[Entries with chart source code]

----

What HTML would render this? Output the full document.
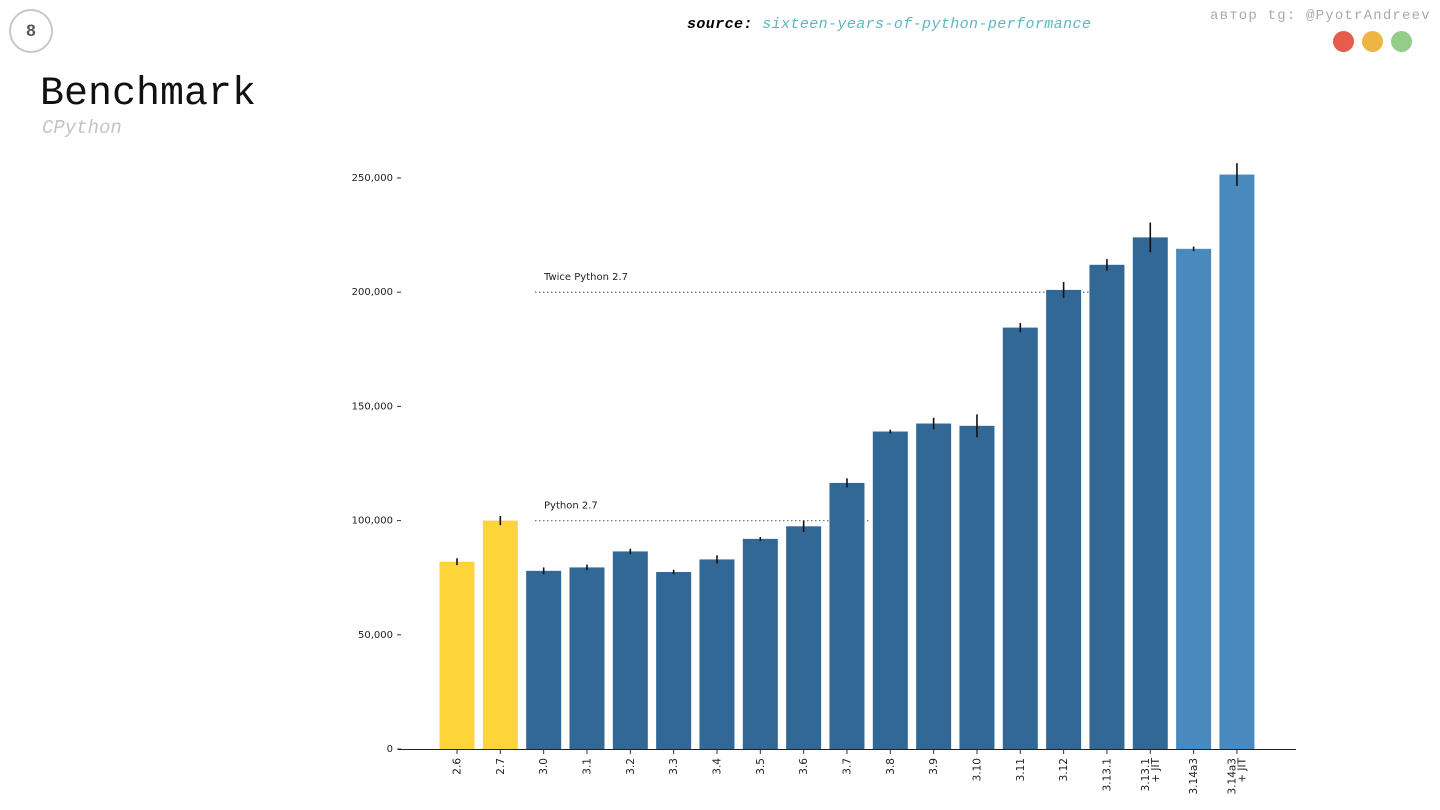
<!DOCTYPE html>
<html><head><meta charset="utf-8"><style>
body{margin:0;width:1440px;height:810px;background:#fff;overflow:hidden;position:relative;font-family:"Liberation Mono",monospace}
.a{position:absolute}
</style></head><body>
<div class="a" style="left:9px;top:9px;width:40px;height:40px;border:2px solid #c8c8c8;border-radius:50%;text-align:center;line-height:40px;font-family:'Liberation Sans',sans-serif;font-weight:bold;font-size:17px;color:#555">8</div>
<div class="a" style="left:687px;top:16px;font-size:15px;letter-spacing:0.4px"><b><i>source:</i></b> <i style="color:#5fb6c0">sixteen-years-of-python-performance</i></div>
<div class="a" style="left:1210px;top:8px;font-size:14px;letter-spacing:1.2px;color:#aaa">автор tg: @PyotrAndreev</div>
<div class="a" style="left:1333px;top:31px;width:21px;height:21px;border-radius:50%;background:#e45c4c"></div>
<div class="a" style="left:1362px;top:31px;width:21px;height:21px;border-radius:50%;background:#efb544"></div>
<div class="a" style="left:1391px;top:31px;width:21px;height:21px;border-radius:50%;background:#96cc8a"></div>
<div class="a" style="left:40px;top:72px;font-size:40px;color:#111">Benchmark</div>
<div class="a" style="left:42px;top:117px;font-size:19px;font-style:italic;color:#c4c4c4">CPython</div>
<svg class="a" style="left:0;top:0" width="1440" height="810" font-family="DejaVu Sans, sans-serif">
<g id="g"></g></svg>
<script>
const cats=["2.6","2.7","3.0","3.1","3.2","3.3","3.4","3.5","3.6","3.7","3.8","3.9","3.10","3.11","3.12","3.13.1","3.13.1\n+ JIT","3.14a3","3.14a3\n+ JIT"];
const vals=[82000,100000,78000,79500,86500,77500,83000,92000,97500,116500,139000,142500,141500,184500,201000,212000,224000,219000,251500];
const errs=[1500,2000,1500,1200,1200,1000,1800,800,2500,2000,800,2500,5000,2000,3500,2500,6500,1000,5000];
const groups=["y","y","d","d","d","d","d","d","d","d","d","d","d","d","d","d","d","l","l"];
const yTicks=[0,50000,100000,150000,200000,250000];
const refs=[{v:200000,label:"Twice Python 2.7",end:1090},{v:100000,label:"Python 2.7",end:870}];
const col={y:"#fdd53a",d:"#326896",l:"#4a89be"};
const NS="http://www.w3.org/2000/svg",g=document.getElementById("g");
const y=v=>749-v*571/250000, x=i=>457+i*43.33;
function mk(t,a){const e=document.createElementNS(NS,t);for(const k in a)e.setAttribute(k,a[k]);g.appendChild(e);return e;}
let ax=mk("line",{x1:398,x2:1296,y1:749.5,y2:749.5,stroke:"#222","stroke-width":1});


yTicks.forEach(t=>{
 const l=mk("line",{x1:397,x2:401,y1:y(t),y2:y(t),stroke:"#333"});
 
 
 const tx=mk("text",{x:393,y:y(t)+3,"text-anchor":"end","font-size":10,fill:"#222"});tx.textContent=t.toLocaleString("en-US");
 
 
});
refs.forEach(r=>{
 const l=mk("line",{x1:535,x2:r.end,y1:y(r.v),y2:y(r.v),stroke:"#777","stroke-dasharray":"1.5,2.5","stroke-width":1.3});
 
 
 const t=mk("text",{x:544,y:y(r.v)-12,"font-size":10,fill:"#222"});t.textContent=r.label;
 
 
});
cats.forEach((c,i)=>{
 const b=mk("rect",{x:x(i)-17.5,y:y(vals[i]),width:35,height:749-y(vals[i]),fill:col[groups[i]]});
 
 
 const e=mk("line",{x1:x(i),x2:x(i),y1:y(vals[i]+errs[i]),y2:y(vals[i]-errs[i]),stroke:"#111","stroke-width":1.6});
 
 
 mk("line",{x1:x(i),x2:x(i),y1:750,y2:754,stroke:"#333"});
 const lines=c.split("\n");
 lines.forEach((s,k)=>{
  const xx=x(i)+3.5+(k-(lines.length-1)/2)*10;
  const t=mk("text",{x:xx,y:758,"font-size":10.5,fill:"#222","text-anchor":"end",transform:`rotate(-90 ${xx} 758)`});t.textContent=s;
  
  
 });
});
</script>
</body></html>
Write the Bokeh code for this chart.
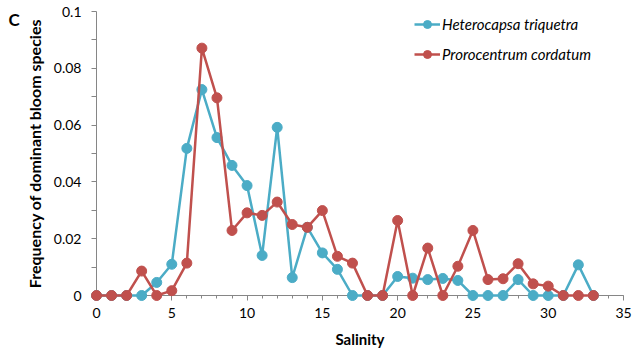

----

*INSTRUCTIONS TO FOLLOW:*
Leave the pictures out, and print every line of the listing exactly as written.

*SOLUTION FOR THIS PROBLEM:*
What HTML would render this? Output the full document.
<!DOCTYPE html>
<html><head><meta charset="utf-8"><style>
body{margin:0;width:1440px;height:810px;background:#fff;overflow:hidden;position:relative;font-family:"Liberation Mono",monospace}
.a{position:absolute}
</style></head><body>
<div class="a" style="left:9px;top:9px;width:40px;height:40px;border:2px solid #c8c8c8;border-radius:50%;text-align:center;line-height:40px;font-family:'Liberation Sans',sans-serif;font-weight:bold;font-size:17px;color:#555">8</div>
<div class="a" style="left:687px;top:16px;font-size:15px;letter-spacing:0.4px"><b><i>source:</i></b> <i style="color:#5fb6c0">sixteen-years-of-python-performance</i></div>
<div class="a" style="left:1210px;top:8px;font-size:14px;letter-spacing:1.2px;color:#aaa">автор tg: @PyotrAndreev</div>
<div class="a" style="left:1333px;top:31px;width:21px;height:21px;border-radius:50%;background:#e45c4c"></div>
<div class="a" style="left:1362px;top:31px;width:21px;height:21px;border-radius:50%;background:#efb544"></div>
<div class="a" style="left:1391px;top:31px;width:21px;height:21px;border-radius:50%;background:#96cc8a"></div>
<div class="a" style="left:40px;top:72px;font-size:40px;color:#111">Benchmark</div>
<div class="a" style="left:42px;top:117px;font-size:19px;font-style:italic;color:#c4c4c4">CPython</div>
<svg class="a" style="left:0;top:0" width="1440" height="810" font-family="DejaVu Sans, sans-serif">
<g id="g"></g></svg>
<script>
const cats=["2.6","2.7","3.0","3.1","3.2","3.3","3.4","3.5","3.6","3.7","3.8","3.9","3.10","3.11","3.12","3.13.1","3.13.1\n+ JIT","3.14a3","3.14a3\n+ JIT"];
const vals=[82000,100000,78000,79500,86500,77500,83000,92000,97500,116500,139000,142500,141500,184500,201000,212000,224000,219000,251500];
const errs=[1500,2000,1500,1200,1200,1000,1800,800,2500,2000,800,2500,5000,2000,3500,2500,6500,1000,5000];
const groups=["y","y","d","d","d","d","d","d","d","d","d","d","d","d","d","d","d","l","l"];
const yTicks=[0,50000,100000,150000,200000,250000];
const refs=[{v:200000,label:"Twice Python 2.7",end:1090},{v:100000,label:"Python 2.7",end:870}];
const col={y:"#fdd53a",d:"#326896",l:"#4a89be"};
const NS="http://www.w3.org/2000/svg",g=document.getElementById("g");
const y=v=>749-v*571/250000, x=i=>457+i*43.33;
function mk(t,a){const e=document.createElementNS(NS,t);for(const k in a)e.setAttribute(k,a[k]);g.appendChild(e);return e;}
let ax=mk("line",{x1:398,x2:1296,y1:749.5,y2:749.5,stroke:"#222","stroke-width":1});


yTicks.forEach(t=>{
 const l=mk("line",{x1:397,x2:401,y1:y(t),y2:y(t),stroke:"#333"});
 
 
 const tx=mk("text",{x:393,y:y(t)+3,"text-anchor":"end","font-size":10,fill:"#222"});tx.textContent=t.toLocaleString("en-US");
 
 
});
refs.forEach(r=>{
 const l=mk("line",{x1:535,x2:r.end,y1:y(r.v),y2:y(r.v),stroke:"#777","stroke-dasharray":"1.5,2.5","stroke-width":1.3});
 
 
 const t=mk("text",{x:544,y:y(r.v)-12,"font-size":10,fill:"#222"});t.textContent=r.label;
 
 
});
cats.forEach((c,i)=>{
 const b=mk("rect",{x:x(i)-17.5,y:y(vals[i]),width:35,height:749-y(vals[i]),fill:col[groups[i]]});
 
 
 const e=mk("line",{x1:x(i),x2:x(i),y1:y(vals[i]+errs[i]),y2:y(vals[i]-errs[i]),stroke:"#111","stroke-width":1.6});
 
 
 mk("line",{x1:x(i),x2:x(i),y1:750,y2:754,stroke:"#333"});
 const lines=c.split("\n");
 lines.forEach((s,k)=>{
  const xx=x(i)+3.5+(k-(lines.length-1)/2)*10;
  const t=mk("text",{x:xx,y:758,"font-size":10.5,fill:"#222","text-anchor":"end",transform:`rotate(-90 ${xx} 758)`});t.textContent=s;
  
  
 });
});
</script>
</body></html>
Write the Bokeh code for this chart.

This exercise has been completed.